**Data provided**
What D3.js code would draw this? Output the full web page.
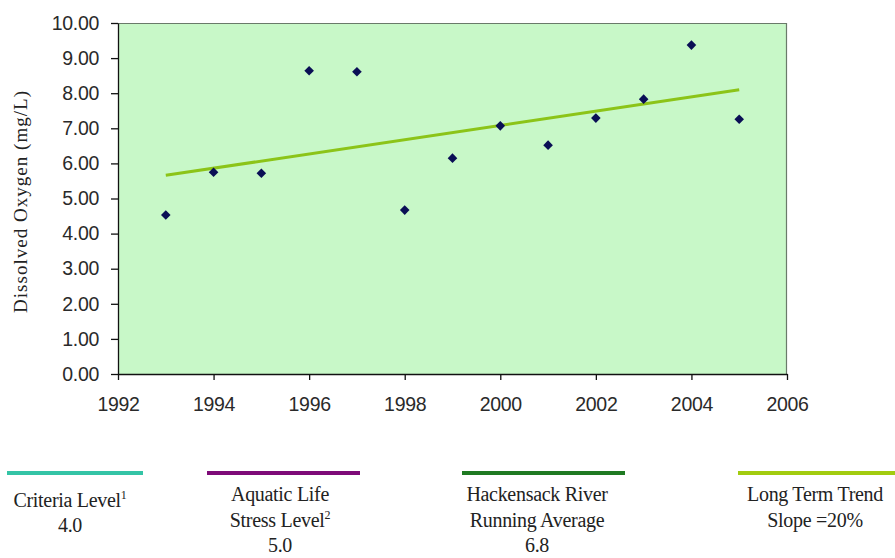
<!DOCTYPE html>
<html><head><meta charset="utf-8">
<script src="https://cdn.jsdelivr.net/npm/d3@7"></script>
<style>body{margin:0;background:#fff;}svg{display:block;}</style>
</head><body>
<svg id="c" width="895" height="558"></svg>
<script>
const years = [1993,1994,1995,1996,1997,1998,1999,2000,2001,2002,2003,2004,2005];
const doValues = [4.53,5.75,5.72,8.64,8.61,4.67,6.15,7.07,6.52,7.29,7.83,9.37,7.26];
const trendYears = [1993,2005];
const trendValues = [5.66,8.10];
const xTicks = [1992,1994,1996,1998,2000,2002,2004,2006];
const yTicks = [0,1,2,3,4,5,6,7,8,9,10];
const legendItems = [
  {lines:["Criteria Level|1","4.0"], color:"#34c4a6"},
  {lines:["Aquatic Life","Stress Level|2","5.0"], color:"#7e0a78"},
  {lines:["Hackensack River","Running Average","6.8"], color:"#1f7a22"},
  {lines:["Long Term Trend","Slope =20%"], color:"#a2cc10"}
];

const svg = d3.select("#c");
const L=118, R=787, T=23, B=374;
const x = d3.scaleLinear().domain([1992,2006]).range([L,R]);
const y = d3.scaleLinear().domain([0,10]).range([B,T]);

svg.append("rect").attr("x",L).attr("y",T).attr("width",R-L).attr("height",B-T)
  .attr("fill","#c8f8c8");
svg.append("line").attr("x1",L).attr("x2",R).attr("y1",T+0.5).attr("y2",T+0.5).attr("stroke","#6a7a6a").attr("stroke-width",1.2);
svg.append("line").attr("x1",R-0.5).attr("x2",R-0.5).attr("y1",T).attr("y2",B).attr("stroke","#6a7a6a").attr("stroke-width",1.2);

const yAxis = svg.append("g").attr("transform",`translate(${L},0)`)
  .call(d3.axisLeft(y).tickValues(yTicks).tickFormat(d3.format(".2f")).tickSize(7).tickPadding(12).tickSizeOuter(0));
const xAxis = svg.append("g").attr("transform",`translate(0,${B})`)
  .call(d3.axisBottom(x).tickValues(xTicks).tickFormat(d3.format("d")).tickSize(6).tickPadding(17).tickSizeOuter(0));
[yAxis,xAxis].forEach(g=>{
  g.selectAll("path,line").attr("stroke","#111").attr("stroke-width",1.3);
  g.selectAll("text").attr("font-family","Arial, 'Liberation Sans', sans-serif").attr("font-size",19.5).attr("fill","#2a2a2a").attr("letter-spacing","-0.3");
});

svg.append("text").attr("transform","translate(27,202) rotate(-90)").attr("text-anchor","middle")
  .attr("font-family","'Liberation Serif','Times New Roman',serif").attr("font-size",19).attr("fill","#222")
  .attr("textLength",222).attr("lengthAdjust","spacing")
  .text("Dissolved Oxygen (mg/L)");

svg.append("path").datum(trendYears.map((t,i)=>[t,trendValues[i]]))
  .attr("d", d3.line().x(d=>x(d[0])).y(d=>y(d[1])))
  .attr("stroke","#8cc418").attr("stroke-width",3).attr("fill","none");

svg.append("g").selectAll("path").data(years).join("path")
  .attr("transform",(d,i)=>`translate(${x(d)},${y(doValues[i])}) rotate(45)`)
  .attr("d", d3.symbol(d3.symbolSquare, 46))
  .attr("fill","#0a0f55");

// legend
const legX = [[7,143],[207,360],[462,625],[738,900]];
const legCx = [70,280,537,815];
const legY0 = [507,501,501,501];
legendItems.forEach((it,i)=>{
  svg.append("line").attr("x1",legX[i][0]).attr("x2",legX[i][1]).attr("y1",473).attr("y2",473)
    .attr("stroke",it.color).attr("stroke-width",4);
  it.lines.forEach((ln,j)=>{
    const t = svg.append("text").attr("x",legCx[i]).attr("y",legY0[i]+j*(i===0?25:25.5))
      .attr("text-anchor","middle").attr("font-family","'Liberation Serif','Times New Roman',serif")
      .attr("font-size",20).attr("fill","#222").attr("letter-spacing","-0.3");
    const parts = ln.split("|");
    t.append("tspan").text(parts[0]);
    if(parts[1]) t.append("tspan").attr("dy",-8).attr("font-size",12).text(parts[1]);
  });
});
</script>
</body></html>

**Work to complete**
Reproduce the material above verbatim; omit every picture.

**Problem solution**
What D3.js code would draw this? Output the full web page.
<!DOCTYPE html>
<html><head><meta charset="utf-8">
<script src="https://cdn.jsdelivr.net/npm/d3@7"></script>
<style>body{margin:0;background:#fff;}svg{display:block;}</style>
</head><body>
<svg id="c" width="895" height="558"></svg>
<script>
const years = [1993,1994,1995,1996,1997,1998,1999,2000,2001,2002,2003,2004,2005];
const doValues = [4.53,5.75,5.72,8.64,8.61,4.67,6.15,7.07,6.52,7.29,7.83,9.37,7.26];
const trendYears = [1993,2005];
const trendValues = [5.66,8.10];
const xTicks = [1992,1994,1996,1998,2000,2002,2004,2006];
const yTicks = [0,1,2,3,4,5,6,7,8,9,10];
const legendItems = [
  {lines:["Criteria Level|1","4.0"], color:"#34c4a6"},
  {lines:["Aquatic Life","Stress Level|2","5.0"], color:"#7e0a78"},
  {lines:["Hackensack River","Running Average","6.8"], color:"#1f7a22"},
  {lines:["Long Term Trend","Slope =20%"], color:"#a2cc10"}
];

const svg = d3.select("#c");
const L=118, R=787, T=23, B=374;
const x = d3.scaleLinear().domain([1992,2006]).range([L,R]);
const y = d3.scaleLinear().domain([0,10]).range([B,T]);

svg.append("rect").attr("x",L).attr("y",T).attr("width",R-L).attr("height",B-T)
  .attr("fill","#c8f8c8");
svg.append("line").attr("x1",L).attr("x2",R).attr("y1",T+0.5).attr("y2",T+0.5).attr("stroke","#6a7a6a").attr("stroke-width",1.2);
svg.append("line").attr("x1",R-0.5).attr("x2",R-0.5).attr("y1",T).attr("y2",B).attr("stroke","#6a7a6a").attr("stroke-width",1.2);

const yAxis = svg.append("g").attr("transform",`translate(${L},0)`)
  .call(d3.axisLeft(y).tickValues(yTicks).tickFormat(d3.format(".2f")).tickSize(7).tickPadding(12).tickSizeOuter(0));
const xAxis = svg.append("g").attr("transform",`translate(0,${B})`)
  .call(d3.axisBottom(x).tickValues(xTicks).tickFormat(d3.format("d")).tickSize(6).tickPadding(17).tickSizeOuter(0));
[yAxis,xAxis].forEach(g=>{
  g.selectAll("path,line").attr("stroke","#111").attr("stroke-width",1.3);
  g.selectAll("text").attr("font-family","Arial, 'Liberation Sans', sans-serif").attr("font-size",19.5).attr("fill","#2a2a2a").attr("letter-spacing","-0.3");
});

svg.append("text").attr("transform","translate(27,202) rotate(-90)").attr("text-anchor","middle")
  .attr("font-family","'Liberation Serif','Times New Roman',serif").attr("font-size",19).attr("fill","#222")
  .attr("textLength",222).attr("lengthAdjust","spacing")
  .text("Dissolved Oxygen (mg/L)");

svg.append("path").datum(trendYears.map((t,i)=>[t,trendValues[i]]))
  .attr("d", d3.line().x(d=>x(d[0])).y(d=>y(d[1])))
  .attr("stroke","#8cc418").attr("stroke-width",3).attr("fill","none");

svg.append("g").selectAll("path").data(years).join("path")
  .attr("transform",(d,i)=>`translate(${x(d)},${y(doValues[i])}) rotate(45)`)
  .attr("d", d3.symbol(d3.symbolSquare, 46))
  .attr("fill","#0a0f55");

// legend
const legX = [[7,143],[207,360],[462,625],[738,900]];
const legCx = [70,280,537,815];
const legY0 = [507,501,501,501];
legendItems.forEach((it,i)=>{
  svg.append("line").attr("x1",legX[i][0]).attr("x2",legX[i][1]).attr("y1",473).attr("y2",473)
    .attr("stroke",it.color).attr("stroke-width",4);
  it.lines.forEach((ln,j)=>{
    const t = svg.append("text").attr("x",legCx[i]).attr("y",legY0[i]+j*(i===0?25:25.5))
      .attr("text-anchor","middle").attr("font-family","'Liberation Serif','Times New Roman',serif")
      .attr("font-size",20).attr("fill","#222").attr("letter-spacing","-0.3");
    const parts = ln.split("|");
    t.append("tspan").text(parts[0]);
    if(parts[1]) t.append("tspan").attr("dy",-8).attr("font-size",12).text(parts[1]);
  });
});
</script>
</body></html>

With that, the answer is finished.